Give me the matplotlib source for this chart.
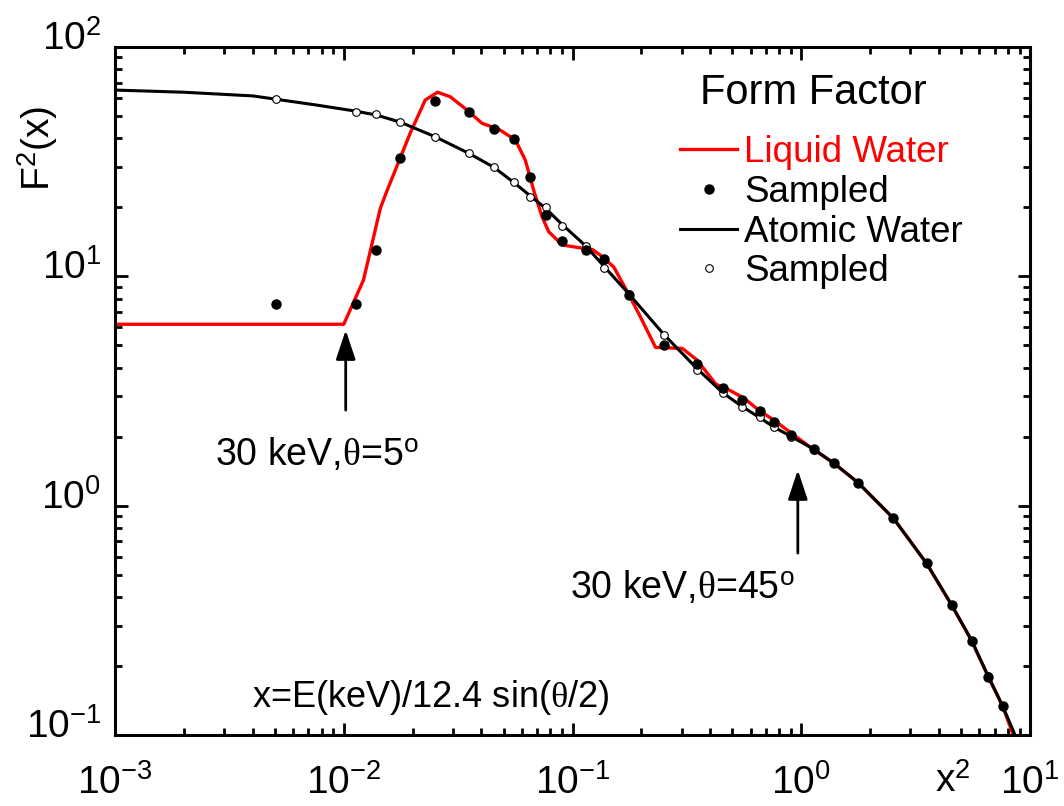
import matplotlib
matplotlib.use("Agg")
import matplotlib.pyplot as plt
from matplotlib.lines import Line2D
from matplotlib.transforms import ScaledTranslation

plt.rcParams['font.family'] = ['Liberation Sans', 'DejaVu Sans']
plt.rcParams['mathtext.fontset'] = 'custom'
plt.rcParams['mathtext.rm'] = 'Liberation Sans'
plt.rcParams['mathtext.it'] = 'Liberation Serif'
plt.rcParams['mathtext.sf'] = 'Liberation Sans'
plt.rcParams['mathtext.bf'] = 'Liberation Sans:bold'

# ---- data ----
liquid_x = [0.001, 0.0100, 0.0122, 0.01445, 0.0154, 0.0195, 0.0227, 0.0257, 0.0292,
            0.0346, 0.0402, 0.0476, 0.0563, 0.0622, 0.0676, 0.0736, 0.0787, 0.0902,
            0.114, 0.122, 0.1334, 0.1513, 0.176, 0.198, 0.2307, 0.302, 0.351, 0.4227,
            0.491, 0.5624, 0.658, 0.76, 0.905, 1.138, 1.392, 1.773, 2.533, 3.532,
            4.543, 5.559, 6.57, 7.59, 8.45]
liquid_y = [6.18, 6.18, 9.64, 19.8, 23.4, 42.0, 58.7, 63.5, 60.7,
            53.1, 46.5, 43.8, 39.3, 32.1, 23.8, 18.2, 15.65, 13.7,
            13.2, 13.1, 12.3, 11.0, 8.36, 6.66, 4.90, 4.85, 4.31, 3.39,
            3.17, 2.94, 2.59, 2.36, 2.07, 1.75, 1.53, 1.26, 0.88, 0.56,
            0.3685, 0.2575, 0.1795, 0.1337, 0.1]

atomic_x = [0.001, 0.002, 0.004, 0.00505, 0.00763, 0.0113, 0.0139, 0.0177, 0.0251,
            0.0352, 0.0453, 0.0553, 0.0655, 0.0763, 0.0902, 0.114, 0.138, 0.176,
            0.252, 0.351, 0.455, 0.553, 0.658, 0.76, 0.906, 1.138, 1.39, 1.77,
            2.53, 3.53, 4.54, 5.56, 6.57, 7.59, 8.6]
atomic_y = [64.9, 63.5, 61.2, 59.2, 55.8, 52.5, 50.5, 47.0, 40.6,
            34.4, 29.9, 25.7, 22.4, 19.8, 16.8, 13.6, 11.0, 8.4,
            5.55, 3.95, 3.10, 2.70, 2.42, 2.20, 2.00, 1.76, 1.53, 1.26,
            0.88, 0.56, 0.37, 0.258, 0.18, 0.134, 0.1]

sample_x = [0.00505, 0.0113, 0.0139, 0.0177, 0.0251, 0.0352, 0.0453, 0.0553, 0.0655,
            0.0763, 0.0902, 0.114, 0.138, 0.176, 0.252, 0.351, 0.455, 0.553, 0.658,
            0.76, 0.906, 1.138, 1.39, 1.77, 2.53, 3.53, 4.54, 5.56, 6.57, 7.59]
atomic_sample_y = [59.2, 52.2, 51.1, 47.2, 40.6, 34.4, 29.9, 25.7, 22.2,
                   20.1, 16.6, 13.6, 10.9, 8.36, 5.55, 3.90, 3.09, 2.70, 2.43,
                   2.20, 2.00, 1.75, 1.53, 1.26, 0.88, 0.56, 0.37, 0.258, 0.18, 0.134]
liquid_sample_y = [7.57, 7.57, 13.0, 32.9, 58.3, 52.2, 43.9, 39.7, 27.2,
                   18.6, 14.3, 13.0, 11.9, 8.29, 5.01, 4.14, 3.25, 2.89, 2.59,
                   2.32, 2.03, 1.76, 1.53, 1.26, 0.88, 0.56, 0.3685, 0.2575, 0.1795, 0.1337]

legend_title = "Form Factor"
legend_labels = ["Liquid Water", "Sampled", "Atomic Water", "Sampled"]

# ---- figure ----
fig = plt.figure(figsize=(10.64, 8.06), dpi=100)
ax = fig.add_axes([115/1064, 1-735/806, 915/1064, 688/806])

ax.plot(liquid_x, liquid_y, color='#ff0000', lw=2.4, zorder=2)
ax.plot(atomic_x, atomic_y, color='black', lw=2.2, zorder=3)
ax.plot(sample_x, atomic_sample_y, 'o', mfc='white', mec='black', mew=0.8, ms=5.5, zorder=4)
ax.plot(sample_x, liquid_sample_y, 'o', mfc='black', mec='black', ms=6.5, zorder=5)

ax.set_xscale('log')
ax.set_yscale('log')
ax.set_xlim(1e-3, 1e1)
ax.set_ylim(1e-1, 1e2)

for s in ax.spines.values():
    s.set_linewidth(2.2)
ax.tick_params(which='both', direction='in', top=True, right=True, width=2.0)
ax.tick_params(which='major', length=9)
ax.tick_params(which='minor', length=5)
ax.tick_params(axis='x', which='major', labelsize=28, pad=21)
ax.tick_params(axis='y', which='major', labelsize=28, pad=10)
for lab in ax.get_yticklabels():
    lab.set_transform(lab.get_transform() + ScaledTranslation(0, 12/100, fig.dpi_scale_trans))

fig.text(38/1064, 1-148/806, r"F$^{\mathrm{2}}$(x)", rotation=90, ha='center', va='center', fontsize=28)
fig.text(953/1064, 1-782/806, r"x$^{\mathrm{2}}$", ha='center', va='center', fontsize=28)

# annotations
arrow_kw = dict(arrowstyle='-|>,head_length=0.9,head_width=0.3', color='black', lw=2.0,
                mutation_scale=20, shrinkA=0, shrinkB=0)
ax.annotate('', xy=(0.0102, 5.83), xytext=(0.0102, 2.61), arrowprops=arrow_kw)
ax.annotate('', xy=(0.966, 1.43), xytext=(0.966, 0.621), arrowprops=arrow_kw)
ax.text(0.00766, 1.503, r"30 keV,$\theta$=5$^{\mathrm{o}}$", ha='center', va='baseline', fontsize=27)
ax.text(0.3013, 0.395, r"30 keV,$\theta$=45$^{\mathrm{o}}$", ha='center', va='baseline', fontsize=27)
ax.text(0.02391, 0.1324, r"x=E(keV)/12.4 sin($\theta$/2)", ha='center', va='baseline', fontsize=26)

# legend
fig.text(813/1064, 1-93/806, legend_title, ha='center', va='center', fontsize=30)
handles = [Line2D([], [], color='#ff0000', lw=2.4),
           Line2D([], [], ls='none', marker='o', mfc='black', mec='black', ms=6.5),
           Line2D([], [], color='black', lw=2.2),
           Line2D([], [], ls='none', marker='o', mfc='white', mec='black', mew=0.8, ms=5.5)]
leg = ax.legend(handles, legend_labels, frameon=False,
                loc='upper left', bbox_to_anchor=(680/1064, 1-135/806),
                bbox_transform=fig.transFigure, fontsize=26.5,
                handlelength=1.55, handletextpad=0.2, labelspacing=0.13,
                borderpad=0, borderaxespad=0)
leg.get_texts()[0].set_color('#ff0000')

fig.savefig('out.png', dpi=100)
▬▬▬▬▬▬▬▬▬▬
▶ Directions:
Give only the number of lines in the data that hold the word "matplotlib".

▶ Response:
6